My name was Robert Kidd,
God’s laws I did forbid,
And wickedly I did, as I sailed.’

“Don’t you remember the other verses? You used to sing them to us on the yacht before we ever thought of seeing the real Southern Cross.”

And just as the indulgent parent begins to waver, and the little girls are sure they have won another story, down—down—down—drops a big star, the foot of the Cross, millions of miles away, and the three lonely wanderers still hanging low in the heavens reach out their great shadowy arms in ghostly warning to those unthinking children of Adam who defy time and sleep and all things reasonable, just for the sake of a few old memories of a very questionable past.

Then those three deserted stars quiver and shiver and hide behind the wandering company of torch-bearers, and silently disappear, and a tired moon gives a vague uncertainty to sea and air.

In spite of the early morning mystery, all our efforts to reinstate the French Corsair, the black-hulled phantom, and the headless sailor, fail.

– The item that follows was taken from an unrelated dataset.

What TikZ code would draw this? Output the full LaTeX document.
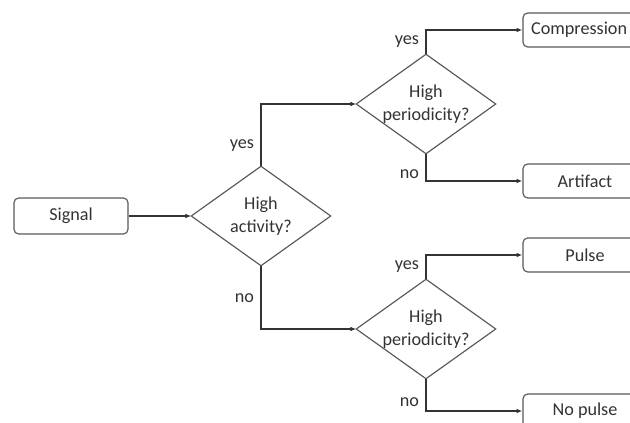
\documentclass[tikz,border=0pt]{standalone}
\usepackage{fontspec}
\setmainfont{Carlito}
\usetikzlibrary{arrows.meta}
\definecolor{edgegray}{gray}{0.35}
\definecolor{inkgray}{gray}{0.2}
\tikzset{
    rounded-box/.style = {draw=edgegray, fill=white, line width=1pt, rectangle, rounded corners=4pt, minimum width=3.72cm, minimum height=1.02cm, inner sep=0pt},
    decision-box/.style = {rectangle, minimum width=4.17cm, minimum height=2.97cm, inner sep=0pt, align=center},
    decision-edge/.style = {draw=edgegray, line width=1pt, line join=miter},
    flow-line/.style = {draw=inkgray, line width=1.3pt, -{Latex[length=5pt,width=4pt]}},
}

\begin{document}
\begin{tikzpicture}[x=0.03cm, y=-0.03cm, text=inkgray, font=\fontsize{15.5}{20}\selectfont]
\useasboundingbox (0,0) rectangle (630,423);
\clip (0,0) rectangle (630,423);
\node [rounded-box, minimum width=3.42cm, minimum height=1.08cm] (signal) at (71,216) {Signal};
\node [decision-box] (activity) at (261,216) {High\\activity?};
\node [decision-box] (per-up) at (426,104) {High\\periodicity?};
\node [decision-box] (per-down) at (426,329) {High\\periodicity?};
\foreach \d in {activity, per-up, per-down}
    \draw [decision-edge] (\d.north) -- (\d.east) -- (\d.south) -- (\d.west) -- cycle;
\node [rounded-box] (compression) at (585,30) {\hspace*{-10pt}Compression};
\node [rounded-box] (artifact) at (585,181) {Artifact};
\node [rounded-box] (pulse) at (585,255) {Pulse};
\node [rounded-box] (no-pulse) at (585,411) {No pulse};

\draw [flow-line] (signal) -- (activity.west);
\draw [flow-line] (activity.north) |- node[pos=0.17, left=2pt] {yes} (per-up.west);
\draw [flow-line] (activity.south) |- node[pos=0.26, left=2pt] {no} (per-down.west);
\draw [flow-line] (per-up.north) |- node[pos=0.27, left=2pt] {yes} (compression.west);
\draw [flow-line] (per-up.south) |- node[pos=0.37, left=2pt] {no} (artifact.west);
\draw [flow-line] (per-down.north) |- node[pos=0.27, left=2pt] {yes} (pulse.west);
\draw [flow-line] (per-down.south) |- node[pos=0.37, left=2pt] {no} (no-pulse.west);
\end{tikzpicture}
\end{document}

The decks of the ship are damp and empty and long. The ungainly deck chairs are locked together in gruesome lines like monstrous grasshoppers dying in winrows, and the great engines below beat and throb, and the water rolls past us in giant breathings, full of the sighs of dead men lying fathoms deep beneath our keel, and the stars sink lower and lower, and we are hurrying on toward the morning. Our eyes are still longing for sleep, and the little girls flutter down below, and we two after them. In the morning, after some strange dreams, we lie at anchor off the Blue Mountains of Jamaica.